Uno de los sectores editoriales que más ha crecido es el de la literatura juvenil, base de la mayoría de planes escolares de lectura. En el siguiente artículo se presenta una reflexión sobre este tipo de novelas y damos algunas claves para identificar aquellas más adecuadas para la lectura conjunta de docentes y estudiantes.
Juan Carlos Suárez Revollar
Ciertos códigos destacan en las novelas juveniles. Pese a estar también presentes en las adultas, son característicos en las primeras y solo opcionales en las segundas. Suelen privilegiar la aventura, la facilidad de lectura, la trepidación de imágenes y, claro, un lenguaje sencillo, sin piruetas idiomáticas o lingüísticas. Tópicos recurrentes son la fantasía, los conflictos de maduración, la oposición entre el mundo infantil y el adulto, o los avatares del amor y la amistad. Y aunque también lo son en la novela clásica no juvenil, la diferencia está en su escritura más empática con el lector adolescente.
La novela juvenil opta habitualmente por personajes jóvenes, de edades afines a las del lector. Se asegura así que coincidan sus sentimientos, creencias, preocupaciones y modos de pensar. A menudo es más cercana a la acción que a la reflexión. Por eso durante siglos las novelas de aventuras —de Emilio Salgari, Julio Verne o Alejandro Dumas— fueron las favoritas de los lectores iniciáticos, quienes conforme avanzaban en su aprendizaje literario, cambiaban sus preferencias por libros más complejos, como los de Gustave Flaubert, León Tólstoi o Joseph Conrad. El paso de Dumas a Conrad requiere de varias etapas: digamos, con Oscar Wilde y Edgar Allan Poe en el intermedio. Esta calificación por niveles de dificultad no pone a uno por encima de los otros. La profundidad de cada autor obedece al desarrollo de sus propias preocupaciones estéticas y temáticas, independientemente de las premuras de sus editores, como ocurriera con Salgari.

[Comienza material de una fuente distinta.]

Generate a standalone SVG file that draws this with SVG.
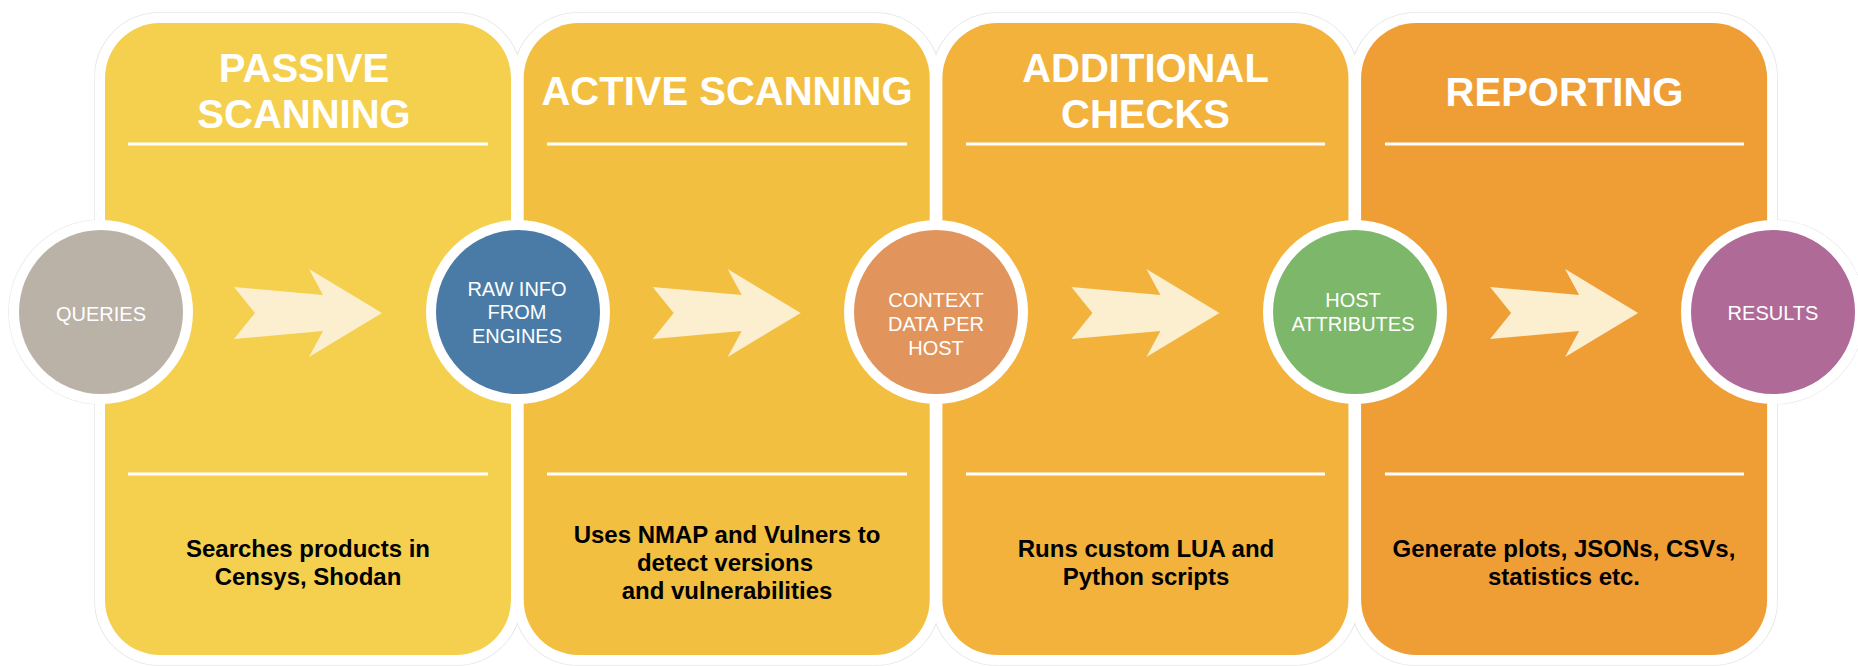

La novela juvenil tiene un importante potencial comercial. Es la razón por la que cada vez más escritores incursionan en ella. En esa tentativa, algunos pliegan su literatura —que, no lo olvidemos, es una forma de arte— a fórmulas prefabricadas para alcanzar la aceptación de los adolescentes. Y aunque logren cierta lectoría, el producto suele estar lejos de la buena novela. ¿Quién no se ha topado con un autor que nos subestima como lectores y propone personajes repetitivos, de emociones predecibles y simplonas, que acaban en situaciones escasamente convincentes? Ese facilismo llega a plantear tramas recurrentes: un niño extraviado y su perro; un viaje inesperado; o un gran malentendido. Y van sazonadas por giros narrativos forzados: el perro ha desaparecido y el niño, en medio de su desesperanza, encuentra a un guía sobrenatural; el viaje se torna peligroso; o el malentendido quiebra las relaciones entre los personajes. Pero el desenlace —a través de coincidencias imposibles— nos lleva a una resolución feliz y al castigo del antagonista. ¿Cómo creer una realidad ficticia como esa, tan lejana de la realidad real? Se añade además una cuota de humor, a menudo innecesaria, rimbombante y de brocha gorda, asentada en golpes, caídas o bromas maliciosas, en vez de la ironía propia de la literatura de verdad. Y omite tercamente ciertos contenidos omnipresentes en la vida, que la buena literatura escamotea como simples silencios: desde la violencia y el sexo hasta la muerte o los conflictos religiosos. ¿A qué viene esa autocensura? A la creencia errónea de que un lector joven no debe tener contacto con aquellos aspectos de la condición humana que solo los adultos estaríamos en condiciones de comprender. El resultado es una novela superficial, y sus personajes, más que encarnar un simulacro de vida, son una mera representación de valores fingidos y lecciones morales artificiosas.
¿Cómo no recordar la lección de amistad e inconformismo —de aquel que nos incita a rebelarnos contra nuestro destino y superarnos como personas— de Tom Sawyer en medio de sus muchas diabluras? ¿Cómo no quedar marcados a fuego por la nobleza de espíritu del Quijote cuando se lanza a liberar a los reclusos, a quienes ha confundido con unos aldeanos en problemas? A su modo, Roald Dahl, J. K. Rowling o, con reparos, Jordi Sierra i Fabra, cultores contemporáneos de la novela juvenil, han seguido esa senda, pero con sus propias temáticas y estilos. Se trata de novelas que, por debajo de la lectura evidente, ofrecen algo más, entre líneas, solo detectable a través de la interpretación del lector alerta.
A fin de cuentas, sea juvenil o adulta, la literatura es una simulación de vida. En medio de los sueños, hace que nuestra existencia sea un poco mejor. ¿Qué otra cosa podríamos esperar de una novela?
Publicado en Muña de abril/mayo de 2016.